— Start of SUPPLIED INFORMATION —

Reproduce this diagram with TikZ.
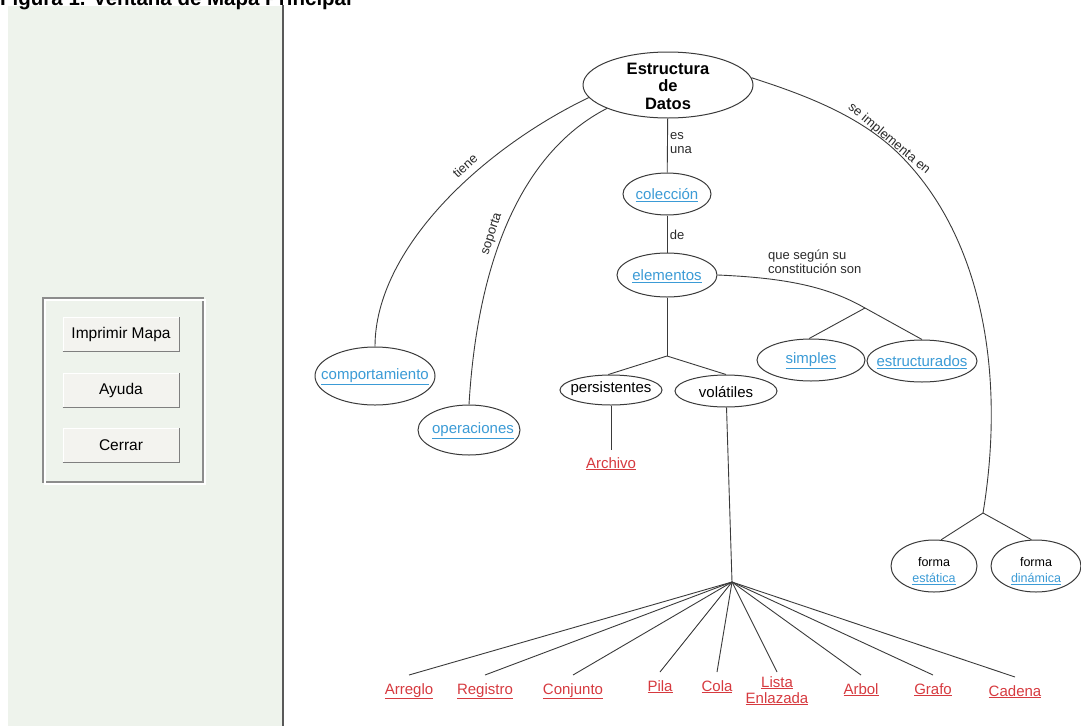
\documentclass[tikz,border=0pt]{standalone}
\usepackage{fontspec}
\setmainfont{Liberation Sans}
\usetikzlibrary{shapes.geometric}
\definecolor{panel}{HTML}{EEF3EC}
\definecolor{linkblue}{HTML}{3B9BD6}
\definecolor{linkred}{HTML}{D63A3F}
\definecolor{edge}{HTML}{3A3A3A}
\definecolor{btn}{HTML}{F3F3EF}
\definecolor{btnshade}{HTML}{7F7F7F}
\definecolor{lblgray}{HTML}{2A2A2A}
\newcommand{\lk}[1]{\underline{#1}}
\tikzset{
  conn/.style={draw=edge, line width=0.9pt},
  ell/.style={ellipse, draw=edge, line width=1pt, fill=white, inner sep=0pt},
  txt/.style={inner sep=0pt, font=\fontsize{15}{17}\selectfont},
  bluetxt/.style={txt, text=linkblue},
  leaf/.style={anchor=north, inner sep=8pt, text=linkred, font=\fontsize{15}{16}\selectfont, align=center},
  lbl/.style={inner sep=0pt, text=lblgray, font=\fontsize{13}{14}\selectfont},
  btnbox/.style={fill=btn, draw=white, line width=1pt, minimum width=116pt, minimum height=34pt, inner sep=0pt, font=\fontsize{15.5}{17}\selectfont},
  btnshadow/.style={draw=btnshade, line width=1.5pt}
}
\begin{document}
\begin{tikzpicture}[x=1pt,y=-1pt]
\useasboundingbox (0,0) rectangle (1081,726);
\clip (0,0) rectangle (1081,726);
% left panel
\fill[panel] (8,6) rectangle (283,726);
\draw[draw=black!65, line width=2pt] (283,5) -- (283,726);
\node[anchor=base west, inner sep=0pt, font=\bfseries\fontsize{20.5}{22}\selectfont] (title) at (0,5) {Figura 1. Ventana de Mapa Principal};
% group box
\draw[draw=black!45, line width=1.2pt] (43,298) rectangle (203,482);
\draw[draw=white, line width=1.2pt] (45,300) rectangle (205,484);
% buttons
\node[btnbox] (imp) at (121,334) {Imprimir Mapa};
\node[btnbox] (ayu) at (121,390) {Ayuda};
\node[btnbox] (cer) at (121,445) {Cerrar};
\foreach \b in {imp,ayu,cer}{
  \draw[btnshadow] (\b.south west) -- (\b.south east) -- (\b.north east);
}
% concept nodes
\node[ell, minimum width=170pt, minimum height=66pt] (sd) at (668,85) {};
\node[inner sep=0pt, align=center, font=\bfseries\fontsize{16.5}{17.5}\selectfont] (sdt) at (668,86) {Estructura\\de\\Datos};
\node[ell, minimum width=88pt, minimum height=42pt] (col) at (667,194) {};
\node[bluetxt] (colt) at (667,195) {\lk{colección}};
\node[ell, minimum width=100pt, minimum height=44pt] (el) at (667,275) {};
\node[bluetxt] (elt) at (667,276) {\lk{elementos}};
\node[ell, minimum width=120pt, minimum height=58pt] (comp) at (375,376) {};
\node[bluetxt] (compt) at (375,377) {\lk{comportamiento}};
\node[ell, minimum width=102pt, minimum height=50pt] (ops) at (469,430) {};
\node[bluetxt] (opst) at (473,431) {\lk{operaciones}};
\node[ell, minimum width=102pt, minimum height=30pt] (pers) at (611,390) {};
\node[txt] (perst) at (611,389) {persistentes};
\node[ell, minimum width=102pt, minimum height=32pt] (vol) at (726,391) {};
\node[txt] (volt) at (726,392) {volátiles};
\node[ell, minimum width=108pt, minimum height=42pt] (sim) at (811,360) {};
\node[bluetxt] (simt) at (811,361) {\lk{simples}};
\node[ell, minimum width=110pt, minimum height=42pt] (est) at (922,361) {};
\node[bluetxt] (estt) at (922,362) {\lk{estructurados}};
\node[ell, minimum width=86pt, minimum height=52pt] (fe) at (934,566) {};
\node[inner sep=0pt, align=center, font=\fontsize{12.5}{16}\selectfont] (fet) at (934,571) {forma\\\textcolor{linkblue}{\lk{estática}}};
\node[ell, minimum width=90pt, minimum height=52pt] (fd) at (1036,566) {};
\node[inner sep=0pt, align=center, font=\fontsize{12.5}{16}\selectfont] (fdt) at (1036,571) {forma\\\textcolor{linkblue}{\lk{dinámica}}};
% junctions
\coordinate (jel) at (667,356);
\coordinate (jsc) at (865,308);
\coordinate (jimp) at (983,513);
\coordinate (hub) at (732,582);
\coordinate (bend) at (900,155);
% leaves
\node[leaf, inner sep=7pt] (arch) at (611,450) {\lk{Archivo}};
\node[leaf] (arr) at (409,675) {\lk{Arreglo}};
\node[leaf] (reg) at (485,675) {\lk{Registro}};
\node[leaf] (con) at (573,675) {\lk{Conjunto}};
\node[leaf] (pila) at (660,672) {\lk{Pila}};
\node[leaf] (cola) at (717,672) {\lk{Cola}};
\node[leaf, inner sep=4pt] (lis) at (777,672) {\lk{Lista}\\\lk{Enlazada}};
\node[leaf] (arb) at (861,675) {\lk{Arbol}};
\node[leaf] (gra) at (933,675) {\lk{Grafo}};
\node[leaf] (cad) at (1015,677) {\lk{Cadena}};
% connector labels
\node[lbl, anchor=west, align=left] (esuna) at (670,143) {es\\una};
\node[lbl] (de) at (677,235) {de};
\node[lbl, anchor=north west, align=left] (qss) at (768,250) {que según su\\constitución son};
\node[lbl, rotate=42] (tiene) at (465,166) {tiene};
\node[lbl, rotate=72] (sop) at (492,234) {soporta};
\node[lbl, rotate=-40] (impl) at (889,139) {se implementa en};
% connectors
\draw[conn] (sd) -- (col);
\draw[conn] (col) -- (el);
\draw[conn] (el) -- (jel);
\draw[conn] (jel) -- (pers.100);
\draw[conn] (jel) -- (vol.north);
\draw[conn] (pers) -- (arch);
\draw[conn] (vol) -- (hub);
\draw[conn] (el.east) .. controls (790,278) and (830,288) .. (jsc);
\draw[conn] (jsc) -- (sim.95);
\draw[conn] (jsc) -- (est.north);
\draw[conn] (sd.189) .. controls (480,150) and (375,250) .. (comp.north);
\draw[conn] (sd.201) .. controls (545,140) and (480,220) .. (ops.north);
\draw[conn] (sd.5) .. controls (802,94) and (860,115) .. (bend) .. controls (985,240) and (1005,380) .. (jimp);
\draw[conn] (jimp) -- (fe.75);
\draw[conn] (jimp) -- (fd.100);
\foreach \l in {arr,reg,con,pila,cola,lis,arb,gra,cad}{
  \draw[conn] (hub) -- (\l.north);
}
\end{tikzpicture}
\end{document}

— End of SUPPLIED INFORMATION —

▸ **WORK REQUIRED**:
Quote the material in full and exactly; do not carry over its pictures.

▸ **RIGHT ANSWER**:
Reproduce this diagram with TikZ.
\documentclass[tikz,border=0pt]{standalone}
\usepackage{fontspec}
\setmainfont{Liberation Sans}
\usetikzlibrary{shapes.geometric}
\definecolor{panel}{HTML}{EEF3EC}
\definecolor{linkblue}{HTML}{3B9BD6}
\definecolor{linkred}{HTML}{D63A3F}
\definecolor{edge}{HTML}{3A3A3A}
\definecolor{btn}{HTML}{F3F3EF}
\definecolor{btnshade}{HTML}{7F7F7F}
\definecolor{lblgray}{HTML}{2A2A2A}
\newcommand{\lk}[1]{\underline{#1}}
\tikzset{
  conn/.style={draw=edge, line width=0.9pt},
  ell/.style={ellipse, draw=edge, line width=1pt, fill=white, inner sep=0pt},
  txt/.style={inner sep=0pt, font=\fontsize{15}{17}\selectfont},
  bluetxt/.style={txt, text=linkblue},
  leaf/.style={anchor=north, inner sep=8pt, text=linkred, font=\fontsize{15}{16}\selectfont, align=center},
  lbl/.style={inner sep=0pt, text=lblgray, font=\fontsize{13}{14}\selectfont},
  btnbox/.style={fill=btn, draw=white, line width=1pt, minimum width=116pt, minimum height=34pt, inner sep=0pt, font=\fontsize{15.5}{17}\selectfont},
  btnshadow/.style={draw=btnshade, line width=1.5pt}
}
\begin{document}
\begin{tikzpicture}[x=1pt,y=-1pt]
\useasboundingbox (0,0) rectangle (1081,726);
\clip (0,0) rectangle (1081,726);
% left panel
\fill[panel] (8,6) rectangle (283,726);
\draw[draw=black!65, line width=2pt] (283,5) -- (283,726);
\node[anchor=base west, inner sep=0pt, font=\bfseries\fontsize{20.5}{22}\selectfont] (title) at (0,5) {Figura 1. Ventana de Mapa Principal};
% group box
\draw[draw=black!45, line width=1.2pt] (43,298) rectangle (203,482);
\draw[draw=white, line width=1.2pt] (45,300) rectangle (205,484);
% buttons
\node[btnbox] (imp) at (121,334) {Imprimir Mapa};
\node[btnbox] (ayu) at (121,390) {Ayuda};
\node[btnbox] (cer) at (121,445) {Cerrar};
\foreach \b in {imp,ayu,cer}{
  \draw[btnshadow] (\b.south west) -- (\b.south east) -- (\b.north east);
}
% concept nodes
\node[ell, minimum width=170pt, minimum height=66pt] (sd) at (668,85) {};
\node[inner sep=0pt, align=center, font=\bfseries\fontsize{16.5}{17.5}\selectfont] (sdt) at (668,86) {Estructura\\de\\Datos};
\node[ell, minimum width=88pt, minimum height=42pt] (col) at (667,194) {};
\node[bluetxt] (colt) at (667,195) {\lk{colección}};
\node[ell, minimum width=100pt, minimum height=44pt] (el) at (667,275) {};
\node[bluetxt] (elt) at (667,276) {\lk{elementos}};
\node[ell, minimum width=120pt, minimum height=58pt] (comp) at (375,376) {};
\node[bluetxt] (compt) at (375,377) {\lk{comportamiento}};
\node[ell, minimum width=102pt, minimum height=50pt] (ops) at (469,430) {};
\node[bluetxt] (opst) at (473,431) {\lk{operaciones}};
\node[ell, minimum width=102pt, minimum height=30pt] (pers) at (611,390) {};
\node[txt] (perst) at (611,389) {persistentes};
\node[ell, minimum width=102pt, minimum height=32pt] (vol) at (726,391) {};
\node[txt] (volt) at (726,392) {volátiles};
\node[ell, minimum width=108pt, minimum height=42pt] (sim) at (811,360) {};
\node[bluetxt] (simt) at (811,361) {\lk{simples}};
\node[ell, minimum width=110pt, minimum height=42pt] (est) at (922,361) {};
\node[bluetxt] (estt) at (922,362) {\lk{estructurados}};
\node[ell, minimum width=86pt, minimum height=52pt] (fe) at (934,566) {};
\node[inner sep=0pt, align=center, font=\fontsize{12.5}{16}\selectfont] (fet) at (934,571) {forma\\\textcolor{linkblue}{\lk{estática}}};
\node[ell, minimum width=90pt, minimum height=52pt] (fd) at (1036,566) {};
\node[inner sep=0pt, align=center, font=\fontsize{12.5}{16}\selectfont] (fdt) at (1036,571) {forma\\\textcolor{linkblue}{\lk{dinámica}}};
% junctions
\coordinate (jel) at (667,356);
\coordinate (jsc) at (865,308);
\coordinate (jimp) at (983,513);
\coordinate (hub) at (732,582);
\coordinate (bend) at (900,155);
% leaves
\node[leaf, inner sep=7pt] (arch) at (611,450) {\lk{Archivo}};
\node[leaf] (arr) at (409,675) {\lk{Arreglo}};
\node[leaf] (reg) at (485,675) {\lk{Registro}};
\node[leaf] (con) at (573,675) {\lk{Conjunto}};
\node[leaf] (pila) at (660,672) {\lk{Pila}};
\node[leaf] (cola) at (717,672) {\lk{Cola}};
\node[leaf, inner sep=4pt] (lis) at (777,672) {\lk{Lista}\\\lk{Enlazada}};
\node[leaf] (arb) at (861,675) {\lk{Arbol}};
\node[leaf] (gra) at (933,675) {\lk{Grafo}};
\node[leaf] (cad) at (1015,677) {\lk{Cadena}};
% connector labels
\node[lbl, anchor=west, align=left] (esuna) at (670,143) {es\\una};
\node[lbl] (de) at (677,235) {de};
\node[lbl, anchor=north west, align=left] (qss) at (768,250) {que según su\\constitución son};
\node[lbl, rotate=42] (tiene) at (465,166) {tiene};
\node[lbl, rotate=72] (sop) at (492,234) {soporta};
\node[lbl, rotate=-40] (impl) at (889,139) {se implementa en};
% connectors
\draw[conn] (sd) -- (col);
\draw[conn] (col) -- (el);
\draw[conn] (el) -- (jel);
\draw[conn] (jel) -- (pers.100);
\draw[conn] (jel) -- (vol.north);
\draw[conn] (pers) -- (arch);
\draw[conn] (vol) -- (hub);
\draw[conn] (el.east) .. controls (790,278) and (830,288) .. (jsc);
\draw[conn] (jsc) -- (sim.95);
\draw[conn] (jsc) -- (est.north);
\draw[conn] (sd.189) .. controls (480,150) and (375,250) .. (comp.north);
\draw[conn] (sd.201) .. controls (545,140) and (480,220) .. (ops.north);
\draw[conn] (sd.5) .. controls (802,94) and (860,115) .. (bend) .. controls (985,240) and (1005,380) .. (jimp);
\draw[conn] (jimp) -- (fe.75);
\draw[conn] (jimp) -- (fd.100);
\foreach \l in {arr,reg,con,pila,cola,lis,arb,gra,cad}{
  \draw[conn] (hub) -- (\l.north);
}
\end{tikzpicture}
\end{document}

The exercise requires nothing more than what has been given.